WATERVILLE, Maine — As a dozen supporters ate ice cream on Monday evening, Liz Caruso readied a pitch on why Republicans voters in the 2nd Congressional District should pick her.
Her stump speech hardly touched on her opponents but highlighted her credentials as a town official in western Maine and her focus on hot-button conservative issues. In response to a voter question about which other Republicans she would align herself with, she named hardline Reps. Jim Jordan of Ohio and Marjorie Taylor Greene of Georgia and Sen. Josh Hawley of Missouri.
The crowd at the Elks Lodge in Waterville — in the 1st District but adjacent to the 2nd — was smaller than organizers had hoped for, but those present were eager to hear from Caruso, who is facing former Rep. Bruce Poliquin on June 14. The winner will challenge Rep. Jared Golden, a Democratic target for Republicans in a district won twice by former President Donald Trump.
An underdog who got her start in Maine politics during the fight over the Central Maine Power Co. corridor, Caruso is a different face in an election cycle dominated by well-known politicians. She elicited cheers at the Maine GOP convention last month when she called for protecting the First and Second amendments and electing leaders who will “fight like their life depends on it.”
Her campaign is a test of how far a candidate can go with a word-of-mouth campaign against an opponent with broad name recognition and 75 times more money. It is also a test for Poliquin, who struggled to rally the Republican base in his 2018 election loss and seems to be looking past next month’s primary to what will likely be a competitive race with Golden.
“She’s definitely got an uphill battle,” said Tom Saviello, a former state senator who worked with Caruso on the anti-corridor referendum and speaks highly of her, but backs Golden.
Caruso’s stump speech in Waterville did not mention Poliquin. Instead, she ran through her biography, noting she earned an engineering degree and an MBA but left that career to become a registered Maine guide and open a bed and breakfast. She homeschooled two sons and became a selectman in Caratunk, a Somerset County town with a population of 81.
Her town was among the first to rescind its support for the $1 billion CMP corridor project in 2018. Caruso became a leading anti-corridor voice, including during the 2021 referendum fight. She says that experience led her to question what she thought she knew about politics.
“I realized that our government is not run the way we thought it was,” she said. “And really, it’s a good old boys club run by special interests groups [and] lobbyists, and they’re not listening to their constituents. And I know it’s far worse down in D.C.”
In an interview at the Elks Lodge while the Zac Brown Band’s “Chicken Fried” played in the background, she lumped Poliquin in with that establishment, characterizing him as “more of a career politician” whose business experience was on Wall Street, not in Maine.
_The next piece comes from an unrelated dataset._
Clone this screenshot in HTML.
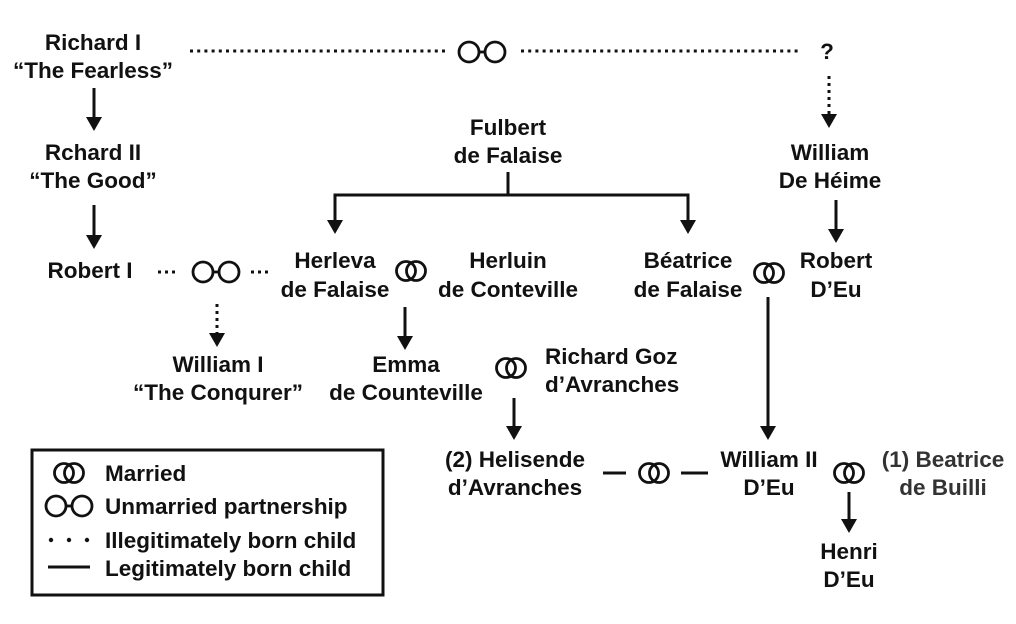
<!DOCTYPE html>
<html><head><meta charset="utf-8"><style>
html,body{margin:0;padding:0;background:#fff;}
svg{display:block;}
text{font-family:"Liberation Sans",Arial,sans-serif;font-weight:bold;font-size:22.5px;fill:#111;}
</style></head><body>
<svg width="1016" height="624" viewBox="0 0 1016 624" xmlns="http://www.w3.org/2000/svg">
<defs>
<g id="ring"><circle cx="-5" cy="0" r="9.5" fill="none" stroke="#111" stroke-width="2.8"/><circle cx="5" cy="0" r="9.5" fill="none" stroke="#111" stroke-width="2.8"/></g>
<g id="oo"><circle cx="-13" cy="0" r="10" fill="none" stroke="#111" stroke-width="2.8"/><circle cx="13" cy="0" r="10" fill="none" stroke="#111" stroke-width="2.8"/><line x1="-3" y1="0" x2="3" y2="0" stroke="#111" stroke-width="2.8"/></g>
</defs>
<g text-anchor="middle">
<text x="93" y="50">Richard I</text>
<text x="93" y="78">“The Fearless”</text>
<text x="93" y="160">Rchard II</text>
<text x="93" y="188">“The Good”</text>
<text x="90" y="278">Robert I</text>
<text x="508" y="135">Fulbert</text>
<text x="508" y="163">de Falaise</text>
<text x="830" y="160">William</text>
<text x="830" y="188">De Héime</text>
<text x="335" y="268">Herleva</text>
<text x="335" y="297">de Falaise</text>
<text x="508" y="268">Herluin</text>
<text x="508" y="297">de Conteville</text>
<text x="688" y="268">Béatrice</text>
<text x="688" y="297">de Falaise</text>
<text x="836" y="268">Robert</text>
<text x="836" y="297">D’Eu</text>
<text x="218" y="372">William I</text>
<text x="218" y="400">“The Conqurer”</text>
<text x="406" y="372">Emma</text>
<text x="406" y="400">de Counteville</text>
<text x="515" y="467">(2) Helisende</text>
<text x="515" y="495">d’Avranches</text>
<text x="769" y="467">William II</text>
<text x="769" y="495">D’Eu</text>
<text x="943" y="467" style="fill:#333">(1) Beatrice</text>
<text x="943" y="495" style="fill:#333">de Builli</text>
<text x="849" y="559">Henri</text>
<text x="849" y="587">D’Eu</text>
<text x="827" y="59">?</text>
</g>
<text x="545" y="364">Richard Goz</text>
<text x="545" y="392">d’Avranches</text>
<g stroke="#111" stroke-width="3" fill="none">
<line x1="190" y1="51" x2="446" y2="51" stroke-dasharray="3 4.2"/>
<line x1="521" y1="51" x2="801" y2="51" stroke-dasharray="3 4.2"/>
<line x1="829" y1="76" x2="829" y2="116" stroke-dasharray="3 4"/>
<line x1="158" y1="272" x2="178" y2="272" stroke-dasharray="3 4"/>
<line x1="251" y1="272" x2="271" y2="272" stroke-dasharray="3 4"/>
<line x1="217" y1="304" x2="217" y2="336" stroke-dasharray="3 4"/>
<line x1="94" y1="88" x2="94" y2="120"/>
<line x1="94" y1="205" x2="94" y2="238"/>
<polyline points="335,222 335,195 688,195 688,222"/>
<line x1="508" y1="172" x2="508" y2="195"/>
<line x1="836" y1="200" x2="836" y2="232"/>
<line x1="405" y1="307" x2="405" y2="338"/>
<line x1="514" y1="398" x2="514" y2="428"/>
<line x1="768" y1="297" x2="768" y2="428"/>
<line x1="849" y1="492" x2="849" y2="522"/>
<line x1="603" y1="473" x2="626" y2="473"/>
<line x1="681" y1="473" x2="708" y2="473"/>
</g>
<g fill="#111">
<polygon points="86,117 102,117 94,131"/>
<polygon points="86,235 102,235 94,249"/>
<polygon points="327,220 343,220 335,234"/>
<polygon points="680,220 696,220 688,234"/>
<polygon points="821,114 837,114 829,128"/>
<polygon points="828,229 844,229 836,243"/>
<polygon points="209,333 225,333 217,347"/>
<polygon points="397,336 413,336 405,350"/>
<polygon points="506,426 522,426 514,440"/>
<polygon points="760,426 776,426 768,440"/>
<polygon points="841,519 857,519 849,533"/>
</g>
<use href="#oo" x="482" y="52"/>
<use href="#oo" x="216" y="272"/>
<use href="#ring" x="411" y="271"/>
<use href="#ring" x="769" y="273"/>
<use href="#ring" x="511" y="368"/>
<use href="#ring" x="654" y="473"/>
<use href="#ring" x="849" y="473"/>
<rect x="32" y="450" width="351" height="145" fill="none" stroke="#111" stroke-width="3"/>
<use href="#ring" x="69" y="473"/>
<use href="#oo" x="69" y="506"/>
<g fill="#111"><circle cx="51" cy="540" r="2.2"/><circle cx="69" cy="540" r="2.2"/><circle cx="87" cy="540" r="2.2"/></g>
<line x1="48" y1="567" x2="90" y2="567" stroke="#111" stroke-width="3"/>
<text x="105" y="481">Married</text>
<text x="105" y="514">Unmarried partnership</text>
<text x="105" y="548">Illegitimately born child</text>
<text x="105" y="576">Legitimately born child</text>
</svg>
</body></html>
“He doesn’t really live and work in the district,” she said.
Poliquin, who served as state treasurer before running for Congress, grew up in Waterville and bought a home in the Penobscot County town of Orrington last year but owns a waterfront mansion in the 1st District town of Georgetown.
He has all but ignored Caruso so far. His campaign to win back the seat he lost to Golden in 2018 launched radio ads this week aimed at the general election, touting his ties to Trump and former Gov. Paul LePage while decrying inflation and the “liberal Pelosi-Biden agenda.”
“Only Bruce Poliquin has a proven record of supporting the 2nd Amendment, of voting to protect life, and of supporting Governor LePage’s efforts to cut taxes and rein in wasteful spending,” campaign advisor Brent Littlefield said in a statement.
Without name recognition or significant money for ads, Caruso started her campaign visiting local party meetings, where she sometimes spoke alongside Poliquin. That was where Al and Tammy Fereshetian first heard her and came away impressed.
The retired couple drove from Turner to Waterville to hear from Caruso again on Monday. Tammy said she appreciated the way the candidate talks about education because she is worried about schools focused on “social engineering” rather than fundamental subjects.
Poliquin “is a very good person,” said Al Fereshetian, although he was bothered by the fact that he had not agreed to Caruso’s challenges to debates. While he would back Poliquin in a general election, he thought Democrats seemed to know how to beat the former congressman.
“Liz truly has a better chance,” he said.
Addressing a group of supporters, Caruso acknowledged the challenge of getting her name out to voters against a prominent opponent. She has been operating on a shoestring, with no paid employees and just $25,000 raised through the end of March compared with nearly $2 million for Poliquin. The former congressman is backed by national Republican groups.
Debates could provide one platform for Caruso to appear beside Poliquin in front of a broader audience. A Poliquin spokesperson said there were no widespread calls for debates from local Republicans and the former congressman has been taking questions at county meetings. Poliquin declined to participate in a forum that would have been hosted by News Center Maine.
Caruso’s tone on the issue was more measured than a few of her supporters, one of whom elicited laughs by jokingly referring to Poliquin as a “squirrel.” The candidate did not bring up Poliquin until asked about him, but she told supporters to expect a “red wave” this fall.
“There are people all over that are fed up and want to take our nation back,” she said.